DATASET EXTRACT:
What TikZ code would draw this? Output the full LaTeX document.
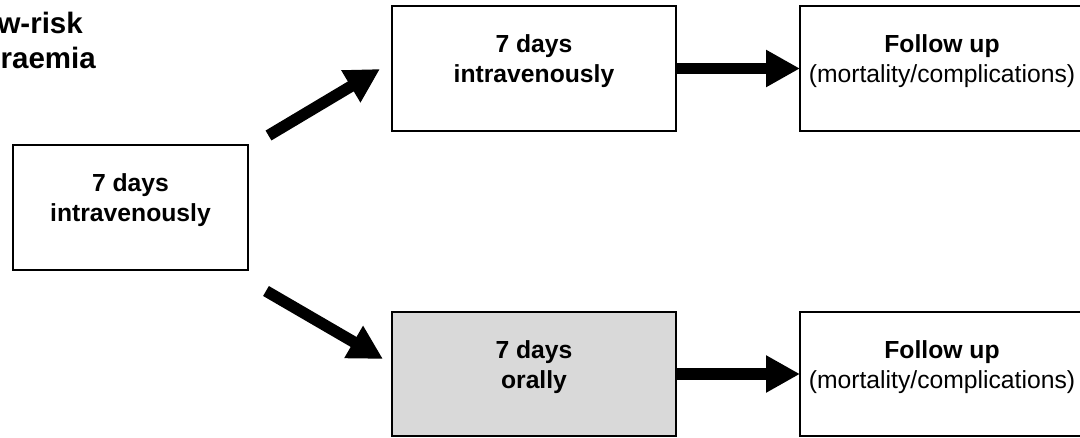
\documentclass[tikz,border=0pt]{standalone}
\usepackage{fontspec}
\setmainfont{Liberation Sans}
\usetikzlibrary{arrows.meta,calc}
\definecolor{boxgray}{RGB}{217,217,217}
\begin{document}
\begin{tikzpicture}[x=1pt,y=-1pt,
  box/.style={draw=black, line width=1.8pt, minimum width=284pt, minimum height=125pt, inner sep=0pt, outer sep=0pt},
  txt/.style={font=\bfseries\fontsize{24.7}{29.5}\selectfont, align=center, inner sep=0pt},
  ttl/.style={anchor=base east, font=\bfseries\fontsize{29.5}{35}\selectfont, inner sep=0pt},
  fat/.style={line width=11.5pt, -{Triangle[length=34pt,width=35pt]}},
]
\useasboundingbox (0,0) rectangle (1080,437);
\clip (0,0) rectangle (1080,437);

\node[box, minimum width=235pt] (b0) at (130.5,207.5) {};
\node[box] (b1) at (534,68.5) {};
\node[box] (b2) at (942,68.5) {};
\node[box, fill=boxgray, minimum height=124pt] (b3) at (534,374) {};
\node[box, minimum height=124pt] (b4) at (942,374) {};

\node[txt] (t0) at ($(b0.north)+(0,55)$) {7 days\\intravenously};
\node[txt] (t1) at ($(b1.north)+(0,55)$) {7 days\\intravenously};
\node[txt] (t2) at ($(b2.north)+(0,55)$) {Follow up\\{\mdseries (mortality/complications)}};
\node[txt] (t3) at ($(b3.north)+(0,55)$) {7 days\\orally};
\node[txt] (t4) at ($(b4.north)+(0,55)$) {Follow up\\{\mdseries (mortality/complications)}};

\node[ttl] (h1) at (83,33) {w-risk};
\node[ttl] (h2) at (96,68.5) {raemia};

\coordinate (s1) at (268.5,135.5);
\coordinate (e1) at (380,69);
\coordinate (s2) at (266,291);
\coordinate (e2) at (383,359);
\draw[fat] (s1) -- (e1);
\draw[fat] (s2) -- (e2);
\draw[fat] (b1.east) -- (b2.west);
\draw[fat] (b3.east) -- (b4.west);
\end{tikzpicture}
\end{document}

REQUIRED WORK:
Return to the listing above and set it down exactly, leaving out its pictures.

CORRECT RESPONSE:
What TikZ code would draw this? Output the full LaTeX document.
\documentclass[tikz,border=0pt]{standalone}
\usepackage{fontspec}
\setmainfont{Liberation Sans}
\usetikzlibrary{arrows.meta,calc}
\definecolor{boxgray}{RGB}{217,217,217}
\begin{document}
\begin{tikzpicture}[x=1pt,y=-1pt,
  box/.style={draw=black, line width=1.8pt, minimum width=284pt, minimum height=125pt, inner sep=0pt, outer sep=0pt},
  txt/.style={font=\bfseries\fontsize{24.7}{29.5}\selectfont, align=center, inner sep=0pt},
  ttl/.style={anchor=base east, font=\bfseries\fontsize{29.5}{35}\selectfont, inner sep=0pt},
  fat/.style={line width=11.5pt, -{Triangle[length=34pt,width=35pt]}},
]
\useasboundingbox (0,0) rectangle (1080,437);
\clip (0,0) rectangle (1080,437);

\node[box, minimum width=235pt] (b0) at (130.5,207.5) {};
\node[box] (b1) at (534,68.5) {};
\node[box] (b2) at (942,68.5) {};
\node[box, fill=boxgray, minimum height=124pt] (b3) at (534,374) {};
\node[box, minimum height=124pt] (b4) at (942,374) {};

\node[txt] (t0) at ($(b0.north)+(0,55)$) {7 days\\intravenously};
\node[txt] (t1) at ($(b1.north)+(0,55)$) {7 days\\intravenously};
\node[txt] (t2) at ($(b2.north)+(0,55)$) {Follow up\\{\mdseries (mortality/complications)}};
\node[txt] (t3) at ($(b3.north)+(0,55)$) {7 days\\orally};
\node[txt] (t4) at ($(b4.north)+(0,55)$) {Follow up\\{\mdseries (mortality/complications)}};

\node[ttl] (h1) at (83,33) {w-risk};
\node[ttl] (h2) at (96,68.5) {raemia};

\coordinate (s1) at (268.5,135.5);
\coordinate (e1) at (380,69);
\coordinate (s2) at (266,291);
\coordinate (e2) at (383,359);
\draw[fat] (s1) -- (e1);
\draw[fat] (s2) -- (e2);
\draw[fat] (b1.east) -- (b2.west);
\draw[fat] (b3.east) -- (b4.west);
\end{tikzpicture}
\end{document}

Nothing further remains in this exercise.